__Exercise brief__. Write out the material exactly, with the pictures left out.

###

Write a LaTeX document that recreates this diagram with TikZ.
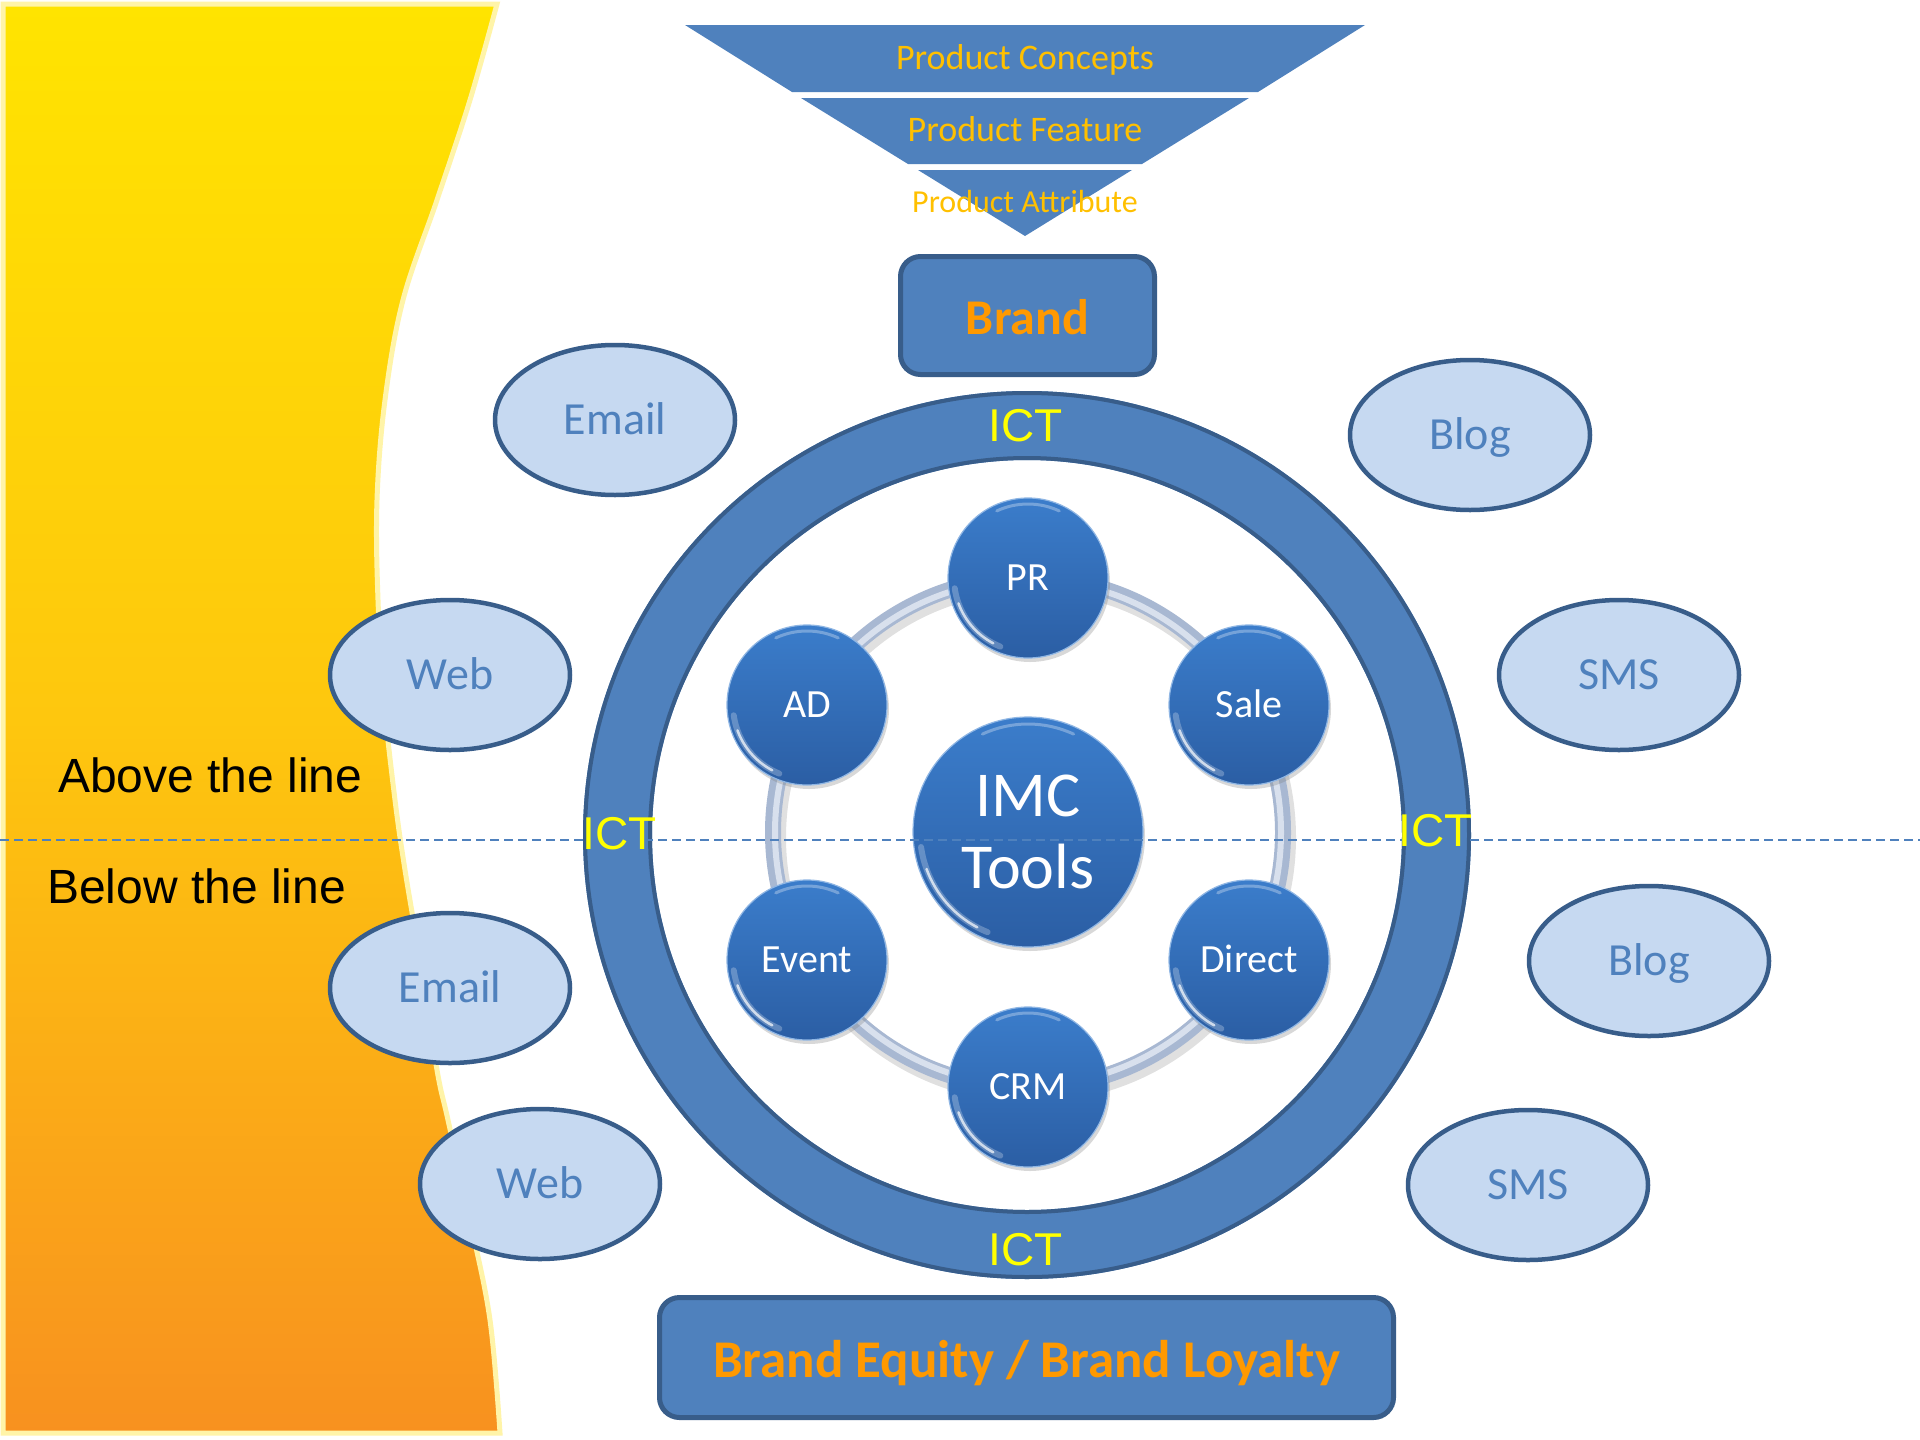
\documentclass[tikz,border=0pt]{standalone}
\usepackage{fontspec}
\setmainfont{Carlito}
\newfontfamily\arialf{Liberation Sans}
\usetikzlibrary{shapes.geometric,shadows,calc}
\definecolor{fblue}{HTML}{4F81BD}
\definecolor{bblue}{HTML}{385D8A}
\definecolor{gold}{HTML}{FFC000}
\definecolor{orng}{HTML}{FF9900}
\definecolor{ictyel}{HTML}{FFFF00}
\definecolor{ellfill}{HTML}{C6D9F1}
\definecolor{balltop}{HTML}{3B7DCB}
\definecolor{ballbot}{HTML}{2B5EA4}
\definecolor{ballrim}{HTML}{8FB6E4}
\definecolor{pipe}{HTML}{A8B8D2}
\definecolor{pipehl}{HTML}{D8E0ED}
\definecolor{bandtop}{HTML}{FFE400}
\definecolor{bandmid}{HTML}{FEC70E}
\definecolor{bandbot}{HTML}{F8911F}
\definecolor{bandedge}{HTML}{FFF4A8}
\newcommand\ballglint[2]{%
  \draw[white, opacity=.25, line width=6, line cap=round] ([shift={(112:#2)}]#1.center) arc[start angle=112, end angle=172, radius=#2];
  \draw[white, opacity=.7, line width=2.5, line cap=round] ([shift={(118:#2)}]#1.center) arc[start angle=118, end angle=160, radius=#2];
  \draw[white, opacity=.3, line width=3, line cap=round] ([shift={(245:#2)}]#1.center) arc[start angle=245, end angle=295, radius=#2];
}
\begin{document}
\begin{tikzpicture}[x=1pt,y=-1pt,
  funnel/.style={fill=fblue},
  ftext/.style={text=gold, font=\fontsize{#1}{#1}\selectfont, text height=0.644*#1, text depth=0pt, inner sep=0},
  boxst/.style={rounded corners=20, draw=bblue, line width=5, fill=fblue, text=orng, inner sep=0},
  ell/.style={ellipse, draw=bblue, line width=4.5, fill=ellfill, minimum width=240, minimum height=150, inner sep=0, text=fblue, font=\fontsize{46}{46}\selectfont, text height=29.6pt, text depth=0pt},
  ball/.style={circle, inner sep=0, minimum size=#1, top color=balltop, bottom color=ballbot, draw=ballrim, line width=1.2, text=white, drop shadow={opacity=0.3, shadow xshift=2pt, shadow yshift=-4pt}},
  balltext/.style={font=\fontsize{40}{40}\selectfont, text height=25.8pt, text depth=0pt},
  ict/.style={text=ictyel, font=\arialf\fontsize{46}{46}\selectfont, text height=33pt, text depth=0pt, inner sep=0},
  side/.style={text=black, font=\arialf\fontsize{48}{48}\selectfont, text height=34.4pt, text depth=0pt, inner sep=0, anchor=west}
]
\useasboundingbox (0,0) rectangle (1920,1440);
\fill[white] (0,0) rectangle (1920,1440);

% left band
\path[draw=bandedge, line width=5, top color=bandtop, bottom color=bandbot, middle color=bandmid]
  (3,4) -- plot[smooth, tension=0.6] coordinates {(497,4) (470,100) (437,200) (403,300) (385,400) (377,500) (378,600) (384,700) (395,800) (405,870) (420,960) (437,1070) (448,1120) (470,1220) (490,1320) (500,1433)} -- (3,1433) -- cycle;

% funnel
\fill[funnel] (685,25) -- (1365,25) -- (1258,92) -- (792,92) -- cycle;
\fill[funnel] (801,98) -- (1249,98) -- (1142,164) -- (908,164) -- cycle;
\fill[funnel] (918,170) -- (1132,170) -- (1025,236) -- cycle;
\node[ftext=36] (pc) at (1025,58) {Product Concepts};
\node[ftext=36] (pf) at (1025,130) {Product Feature};
\node[ftext=32] (pa) at (1025,202) {Product Attribute};

% brand boxes
\node[boxst, minimum width=254, minimum height=118, font=\bfseries\fontsize{50}{50}\selectfont, text height=32.2pt, text depth=0pt] (brand) at (1027.5,315.5) {\raisebox{-3pt}{Brand}};
\node[boxst, minimum width=734, minimum height=120, font=\bfseries\fontsize{53}{53}\selectfont, text height=34.1pt, text depth=0pt] (equity) at (1026.5,1357.5) {\raisebox{-3pt}{Brand Equity / Brand Loyalty}};

% ellipses
\node[ell] (email1) at (615,420) {Email};
\node[ell] (web1) at (450,675) {Web};
\node[ell] (email2) at (450,988) {Email};
\node[ell] (web2) at (540,1184) {Web};
\node[ell] (blog1) at (1470,435) {Blog};
\node[ell] (sms1) at (1619,675) {SMS};
\node[ell] (blog2) at (1649,961) {Blog};
\node[ell] (sms2) at (1528,1185) {SMS};

% ICT ring
\coordinate (rc) at (1027,835);
\fill[fblue, even odd rule] (rc) circle[radius=444] (rc) circle[radius=375];
\draw[bblue, line width=4] (rc) circle[radius=442] (rc) circle[radius=377];

% pipe ring
\coordinate (hc) at (1028,832.5);
\draw[black, opacity=.12, line width=20] ([shift={(3,5)}]hc) circle[radius=255];
\draw[pipe, line width=16] (hc) circle[radius=255];
\draw[pipehl, line width=6] (hc) circle[radius=253];

% balls
\node[ball=160, balltext] (pr) at (1028,578) {PR};
\node[ball=160, balltext] (ad) at (807,705) {AD};
\node[ball=160, balltext] (sale) at (1249,705) {Sale};
\node[ball=160, balltext] (event) at (807,960) {Event};
\node[ball=160, balltext] (direct) at (1249,960) {Direct};
\node[ball=160, balltext] (crm) at (1028,1087) {CRM};
\node[ball=230, align=center, font=\fontsize{64}{72}\selectfont, text height=113.2pt, text depth=0pt] (imc) at (1028,832) {IMC\\Tools};
\foreach \n in {pr,ad,sale,event,direct,crm} {\ballglint{\n}{74}}
\ballglint{imc}{108}

% dashed divider
\coordinate (dl) at (0,840);
\coordinate (dr) at (1920,840);
\draw[fblue, line width=1.6, dash pattern=on 9pt off 5pt] (dl) -- (dr);

% ICT labels
\node[ict] (ictt) at (1026,425) {ICT};
\node[ict] (ictb) at (1026,1249) {ICT};
\node[ict] (ictl) at (620,833) {ICT};
\node[ict] (ictr) at (1436,830) {ICT};

% side labels
\node[side] (above) at (58,775) {Above the line};
\node[side] (below) at (47,886) {Below the line};
\end{tikzpicture}
\end{document}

###

__Expected answer__.
Write a LaTeX document that recreates this diagram with TikZ.
\documentclass[tikz,border=0pt]{standalone}
\usepackage{fontspec}
\setmainfont{Carlito}
\newfontfamily\arialf{Liberation Sans}
\usetikzlibrary{shapes.geometric,shadows,calc}
\definecolor{fblue}{HTML}{4F81BD}
\definecolor{bblue}{HTML}{385D8A}
\definecolor{gold}{HTML}{FFC000}
\definecolor{orng}{HTML}{FF9900}
\definecolor{ictyel}{HTML}{FFFF00}
\definecolor{ellfill}{HTML}{C6D9F1}
\definecolor{balltop}{HTML}{3B7DCB}
\definecolor{ballbot}{HTML}{2B5EA4}
\definecolor{ballrim}{HTML}{8FB6E4}
\definecolor{pipe}{HTML}{A8B8D2}
\definecolor{pipehl}{HTML}{D8E0ED}
\definecolor{bandtop}{HTML}{FFE400}
\definecolor{bandmid}{HTML}{FEC70E}
\definecolor{bandbot}{HTML}{F8911F}
\definecolor{bandedge}{HTML}{FFF4A8}
\newcommand\ballglint[2]{%
  \draw[white, opacity=.25, line width=6, line cap=round] ([shift={(112:#2)}]#1.center) arc[start angle=112, end angle=172, radius=#2];
  \draw[white, opacity=.7, line width=2.5, line cap=round] ([shift={(118:#2)}]#1.center) arc[start angle=118, end angle=160, radius=#2];
  \draw[white, opacity=.3, line width=3, line cap=round] ([shift={(245:#2)}]#1.center) arc[start angle=245, end angle=295, radius=#2];
}
\begin{document}
\begin{tikzpicture}[x=1pt,y=-1pt,
  funnel/.style={fill=fblue},
  ftext/.style={text=gold, font=\fontsize{#1}{#1}\selectfont, text height=0.644*#1, text depth=0pt, inner sep=0},
  boxst/.style={rounded corners=20, draw=bblue, line width=5, fill=fblue, text=orng, inner sep=0},
  ell/.style={ellipse, draw=bblue, line width=4.5, fill=ellfill, minimum width=240, minimum height=150, inner sep=0, text=fblue, font=\fontsize{46}{46}\selectfont, text height=29.6pt, text depth=0pt},
  ball/.style={circle, inner sep=0, minimum size=#1, top color=balltop, bottom color=ballbot, draw=ballrim, line width=1.2, text=white, drop shadow={opacity=0.3, shadow xshift=2pt, shadow yshift=-4pt}},
  balltext/.style={font=\fontsize{40}{40}\selectfont, text height=25.8pt, text depth=0pt},
  ict/.style={text=ictyel, font=\arialf\fontsize{46}{46}\selectfont, text height=33pt, text depth=0pt, inner sep=0},
  side/.style={text=black, font=\arialf\fontsize{48}{48}\selectfont, text height=34.4pt, text depth=0pt, inner sep=0, anchor=west}
]
\useasboundingbox (0,0) rectangle (1920,1440);
\fill[white] (0,0) rectangle (1920,1440);

% left band
\path[draw=bandedge, line width=5, top color=bandtop, bottom color=bandbot, middle color=bandmid]
  (3,4) -- plot[smooth, tension=0.6] coordinates {(497,4) (470,100) (437,200) (403,300) (385,400) (377,500) (378,600) (384,700) (395,800) (405,870) (420,960) (437,1070) (448,1120) (470,1220) (490,1320) (500,1433)} -- (3,1433) -- cycle;

% funnel
\fill[funnel] (685,25) -- (1365,25) -- (1258,92) -- (792,92) -- cycle;
\fill[funnel] (801,98) -- (1249,98) -- (1142,164) -- (908,164) -- cycle;
\fill[funnel] (918,170) -- (1132,170) -- (1025,236) -- cycle;
\node[ftext=36] (pc) at (1025,58) {Product Concepts};
\node[ftext=36] (pf) at (1025,130) {Product Feature};
\node[ftext=32] (pa) at (1025,202) {Product Attribute};

% brand boxes
\node[boxst, minimum width=254, minimum height=118, font=\bfseries\fontsize{50}{50}\selectfont, text height=32.2pt, text depth=0pt] (brand) at (1027.5,315.5) {\raisebox{-3pt}{Brand}};
\node[boxst, minimum width=734, minimum height=120, font=\bfseries\fontsize{53}{53}\selectfont, text height=34.1pt, text depth=0pt] (equity) at (1026.5,1357.5) {\raisebox{-3pt}{Brand Equity / Brand Loyalty}};

% ellipses
\node[ell] (email1) at (615,420) {Email};
\node[ell] (web1) at (450,675) {Web};
\node[ell] (email2) at (450,988) {Email};
\node[ell] (web2) at (540,1184) {Web};
\node[ell] (blog1) at (1470,435) {Blog};
\node[ell] (sms1) at (1619,675) {SMS};
\node[ell] (blog2) at (1649,961) {Blog};
\node[ell] (sms2) at (1528,1185) {SMS};

% ICT ring
\coordinate (rc) at (1027,835);
\fill[fblue, even odd rule] (rc) circle[radius=444] (rc) circle[radius=375];
\draw[bblue, line width=4] (rc) circle[radius=442] (rc) circle[radius=377];

% pipe ring
\coordinate (hc) at (1028,832.5);
\draw[black, opacity=.12, line width=20] ([shift={(3,5)}]hc) circle[radius=255];
\draw[pipe, line width=16] (hc) circle[radius=255];
\draw[pipehl, line width=6] (hc) circle[radius=253];

% balls
\node[ball=160, balltext] (pr) at (1028,578) {PR};
\node[ball=160, balltext] (ad) at (807,705) {AD};
\node[ball=160, balltext] (sale) at (1249,705) {Sale};
\node[ball=160, balltext] (event) at (807,960) {Event};
\node[ball=160, balltext] (direct) at (1249,960) {Direct};
\node[ball=160, balltext] (crm) at (1028,1087) {CRM};
\node[ball=230, align=center, font=\fontsize{64}{72}\selectfont, text height=113.2pt, text depth=0pt] (imc) at (1028,832) {IMC\\Tools};
\foreach \n in {pr,ad,sale,event,direct,crm} {\ballglint{\n}{74}}
\ballglint{imc}{108}

% dashed divider
\coordinate (dl) at (0,840);
\coordinate (dr) at (1920,840);
\draw[fblue, line width=1.6, dash pattern=on 9pt off 5pt] (dl) -- (dr);

% ICT labels
\node[ict] (ictt) at (1026,425) {ICT};
\node[ict] (ictb) at (1026,1249) {ICT};
\node[ict] (ictl) at (620,833) {ICT};
\node[ict] (ictr) at (1436,830) {ICT};

% side labels
\node[side] (above) at (58,775) {Above the line};
\node[side] (below) at (47,886) {Below the line};
\end{tikzpicture}
\end{document}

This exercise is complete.